Disclaimer
My basic premise is that you want to make a throwaway script for exploring or monitoring a JSON REST API and you want to be able to pull the value of a JSON property to feed into the next request, to log or to make a decision about what to do next. In general, if you want to make a maintainable, robust and efficient system which needs to do structured text parsing, you should use a purpose built 3rd party library or framework like
jq.
Assumptions
For the purposes of this example, I am making the reasonable assumptions that you have access to a Bash shell, Curl, Python 2.6+ and an up to date version of GNU Grep (OSX users will need to
upgrade from the BSD version using Brew).
Extracting JSON Data
An example of an API that returns JSON in the response body is the Way Back When Machine REST API. I'll use a request to get the archive data for example.com in this example:
$ curl http://archive.org/wayback/available?url=example.com 2> /dev/null
Which responds with some archive metadata:
{"archived_snapshots":{"closest":{"available":true,"url":"http://web.archive.org/web/20150119140634/http://me@example.com/","timestamp":"20150119140634","status":"200"}}}
Let's say that it's important to me to have a script make decisions on what to do next depending on the value of "status" returned in the response.
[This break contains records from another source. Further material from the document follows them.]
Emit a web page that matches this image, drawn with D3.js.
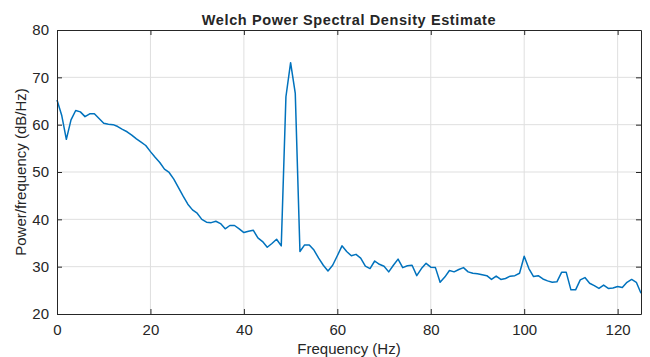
<!DOCTYPE html>
<html>
<head>
<meta charset="utf-8">
<script src="https://cdn.jsdelivr.net/npm/d3@7"></script>
<style>
  body { margin: 0; background: #fff; }
  svg text { font-family: "Liberation Sans", Arial, sans-serif; fill: #262626; }
</style>
</head>
<body>
<div id="chart"></div>
<script>
// Frequency bins 0..125 Hz (1 Hz step)
const freqStart = 0, freqStep = 1;
// PSD values (dB/Hz)
const psdValues = [
  65.2, 62.0, 56.9, 61.0, 63.0, 62.7, 61.7, 62.3, 62.3, 61.3,
  60.3, 60.1, 60.0, 59.6, 59.0, 58.5, 57.8, 57.0, 56.3, 55.6,
  54.3, 53.1, 52.0, 50.6, 49.9, 48.5, 46.7, 44.9, 43.2, 42.0,
  41.3, 40.0, 39.4, 39.3, 39.6, 39.1, 38.0, 38.7, 38.7, 38.0,
  37.2, 37.5, 37.7, 36.1, 35.3, 34.1, 34.9, 35.8, 34.4, 65.9,
  73.1, 66.6, 33.2, 34.6, 34.6, 33.5, 31.8, 30.3, 29.1, 30.3,
  32.3, 34.4, 33.2, 32.3, 32.6, 31.8, 30.1, 29.6, 31.2, 30.5,
  30.1, 28.9, 30.3, 31.6, 29.8, 30.2, 30.3, 28.1, 29.6, 30.7,
  29.9, 29.8, 26.7, 27.8, 29.2, 28.9, 29.4, 29.8, 28.9, 28.6,
  28.5, 28.3, 28.1, 27.3, 28.0, 27.3, 27.5, 28.0, 28.1, 28.6,
  32.2, 29.6, 27.9, 28.1, 27.4, 27.0, 26.7, 26.8, 28.8, 28.8,
  25.1, 25.1, 27.2, 27.7, 26.5, 26.0, 25.4, 26.1, 25.4, 25.5,
  25.8, 25.6, 26.7, 27.3, 26.7, 24.4
];
const xTicks = [0, 20, 40, 60, 80, 100, 120];
const yTicks = [20, 30, 40, 50, 60, 70, 80];

const data = psdValues.map((v, i) => ({ f: freqStart + i * freqStep, p: v }));

const margin = { top: 30, right: 9, bottom: 43, left: 57 };
const width = 650 - margin.left - margin.right;
const height = 357 - margin.top - margin.bottom;

const svg = d3.select('#chart')
    .append('svg')
    .attr('width', 650)
    .attr('height', 357)
    .append('g')
    .attr('transform', `translate(${margin.left},${margin.top})`);

const x = d3.scaleLinear().domain([0, 125]).range([0, width]);
const y = d3.scaleLinear().domain([20, 80]).range([height, 0]);

// Grid
svg.append('g')
    .selectAll('line.vgrid')
    .data(xTicks.filter(d => d > 0))
    .join('line')
    .attr('x1', d => x(d)).attr('x2', d => x(d))
    .attr('y1', 0).attr('y2', height)
    .attr('stroke', '#dfdfdf')
    .attr('stroke-width', 1);

svg.append('g')
    .selectAll('line.hgrid')
    .data(yTicks.filter(d => d > 20 && d < 80))
    .join('line')
    .attr('x1', 0).attr('x2', width)
    .attr('y1', d => y(d)).attr('y2', d => y(d))
    .attr('stroke', '#dfdfdf')
    .attr('stroke-width', 1);

// Line
const line = d3.line().x(d => x(d.f)).y(d => y(d.p));
svg.append('path')
    .datum(data)
    .attr('fill', 'none')
    .attr('stroke', '#0072BD')
    .attr('stroke-width', 1.5)
    .attr('stroke-linejoin', 'round')
    .attr('d', line);

// Axes (ticks inward, MATLAB box)
const styleAxis = g => {
    g.select('.domain').attr('stroke', '#262626');
    g.selectAll('.tick line').attr('stroke', '#262626');
    g.selectAll('.tick text').style('font-size', '15px').attr('fill', '#262626');
};

svg.append('g')
    .attr('transform', `translate(0,${height})`)
    .call(d3.axisBottom(x).tickValues(xTicks).tickSizeInner(-5).tickSizeOuter(0).tickPadding(10))
    .call(styleAxis);

svg.append('g')
    .call(d3.axisLeft(y).tickValues(yTicks).tickSizeInner(-5).tickSizeOuter(0).tickPadding(8))
    .call(styleAxis);

svg.append('g')
    .call(d3.axisTop(x).tickValues(xTicks).tickSizeInner(-5).tickSizeOuter(0).tickFormat(''))
    .call(styleAxis);

svg.append('g')
    .attr('transform', `translate(${width},0)`)
    .call(d3.axisRight(y).tickValues(yTicks).tickSizeInner(-5).tickSizeOuter(0).tickFormat(''))
    .call(styleAxis);

// Title and labels
svg.append('text')
    .attr('x', width / 2)
    .attr('y', -5)
    .attr('text-anchor', 'middle')
    .style('font-size', '14.5px')
    .style('font-weight', 'bold')
    .style('letter-spacing', '0.6px')
    .attr('fill', '#000')
    .text('Welch Power Spectral Density Estimate');

svg.append('text')
    .attr('x', width / 2)
    .attr('y', height + 40)
    .attr('text-anchor', 'middle')
    .style('font-size', '15px')
    .text('Frequency (Hz)');

svg.append('text')
    .attr('transform', `translate(-31,${height / 2}) rotate(-90)`)
    .attr('text-anchor', 'middle')
    .style('font-size', '15px')
    .text('Power/frequency (dB/Hz)');
</script>
</body>
</html>
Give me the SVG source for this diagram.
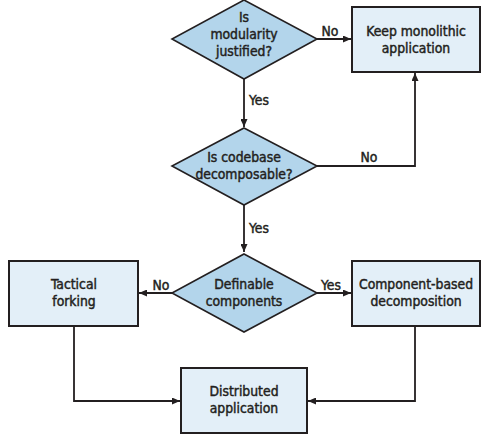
<svg xmlns="http://www.w3.org/2000/svg" width="489" height="438" viewBox="0 0 489 438">
<defs>
<style>
.box{fill:#e3eff8;stroke:#231f20;stroke-width:2}
.dia{fill:#b3d5eb;stroke:#231f20;stroke-width:1.6}
.edge{fill:none;stroke:#231f20;stroke-width:1.8}
text{font-family:"DejaVu Sans Condensed","DejaVu Sans",sans-serif;font-stretch:condensed;font-size:13.8px;fill:#231f20;stroke:#231f20;stroke-width:0.45;text-anchor:middle}
</style>
<marker id="arr" viewBox="0 0 10 10" refX="10" refY="5" markerWidth="8" markerHeight="7" markerUnits="userSpaceOnUse" orient="auto" preserveAspectRatio="none">
<path d="M0,0 L10,5 L0,10 Z" fill="#231f20"/>
</marker>
</defs>
<rect width="489" height="438" fill="#ffffff"/>
<g id="connectors">
<path class="edge" d="M317,39 H351" marker-end="url(#arr)"/>
<path class="edge" d="M244,79 V127" marker-end="url(#arr)"/>
<path class="edge" d="M317,166 H415 V73" marker-end="url(#arr)"/>
<path class="edge" d="M244,205 V252" marker-end="url(#arr)"/>
<path class="edge" d="M172,293 H139" marker-end="url(#arr)"/>
<path class="edge" d="M317,293 H351" marker-end="url(#arr)"/>
<path class="edge" d="M74,326 V401 H180" marker-end="url(#arr)"/>
<path class="edge" d="M415,326 V401 H308" marker-end="url(#arr)"/>
<text x="330" y="36">No</text>
<text x="259" y="105">Yes</text>
<text x="369" y="162">No</text>
<text x="259" y="233">Yes</text>
<text x="161" y="290">No</text>
<text x="331" y="290">Yes</text>
</g>
<g id="q1">
<polygon class="dia" points="244,0 317,39 244,79 172,39"/>
<text x="244" y="22">Is</text>
<text x="244" y="39">modularity</text>
<text x="244" y="56">justified?</text>
</g>
<g id="keep">
<rect class="box" x="352" y="7" width="128" height="65"/>
<text x="416" y="36">Keep monolithic</text>
<text x="416" y="53">application</text>
</g>
<g id="q2">
<polygon class="dia" points="244,128 317,166 244,205 172,166"/>
<text x="244" y="162">Is codebase</text>
<text x="244" y="179">decomposable?</text>
</g>
<g id="q3">
<polygon class="dia" points="244,254 317,293 244,332 172,293"/>
<text x="244" y="289">Definable</text>
<text x="244" y="306">components</text>
</g>
<g id="tactical">
<rect class="box" x="9" y="261" width="129" height="65"/>
<text x="74" y="289">Tactical</text>
<text x="74" y="306">forking</text>
</g>
<g id="component">
<rect class="box" x="352" y="261" width="128" height="65"/>
<text x="416" y="289">Component-based</text>
<text x="416" y="306">decomposition</text>
</g>
<g id="distributed">
<rect class="box" x="181" y="368" width="126" height="65"/>
<text x="244" y="396">Distributed</text>
<text x="244" y="413">application</text>
</g>
</svg>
It would be hard to use grep to extract this data without formatting the JSON first. This can be achieved using the Python JSON formatter as follows:
$ curl http://archive.org/wayback/available?url=example.com 2> /dev/null | python -m json.tool
{
"archived_snapshots": {
"closest": {
"available": true,
"status": "200",
"timestamp": "20150119140634",
"url": "http://web.archive.org/web/20150119140634/http://me@example.com/"
}
}
}
It is then possible to pull out the status itself using a Grep Perl regular expression (-P) and printing out only the matching part of the line (-o). The following regular expression matches any character preceded by "status": " which is not a newline, a comma or a double quote:
(?<="status": ")[^\n,"]*:
Piping it together:
$ curl http://archive.org/wayback/available?url=example.com 2>/dev/null | python -m json.tool | grep -Po '(?<="status": ")[^\n,"]*'
Gives result:
200
If I wanted to extract the value of a numeric or boolean type property I'd have to adjust the expression a little bit by removing the double quote on the end of the initial matcher:
$ curl http://archive.org/wayback/available?url=example.com 2>/dev/null | python -m json.tool | grep -Po '(?<="available": )[^\n,"]*'
Resulting in:
true
To complete the example, the result can be stored directly into a variable for use later in the script:
$ export STATUS=$(curl http://archive.org/wayback/available?url=example.com 2> /dev/null | python -m json.tool | grep -Po '(?<="status": ")[^\n,"]*')
if [[ $STATUS == '200' ]]; then
echo 'OK'
fi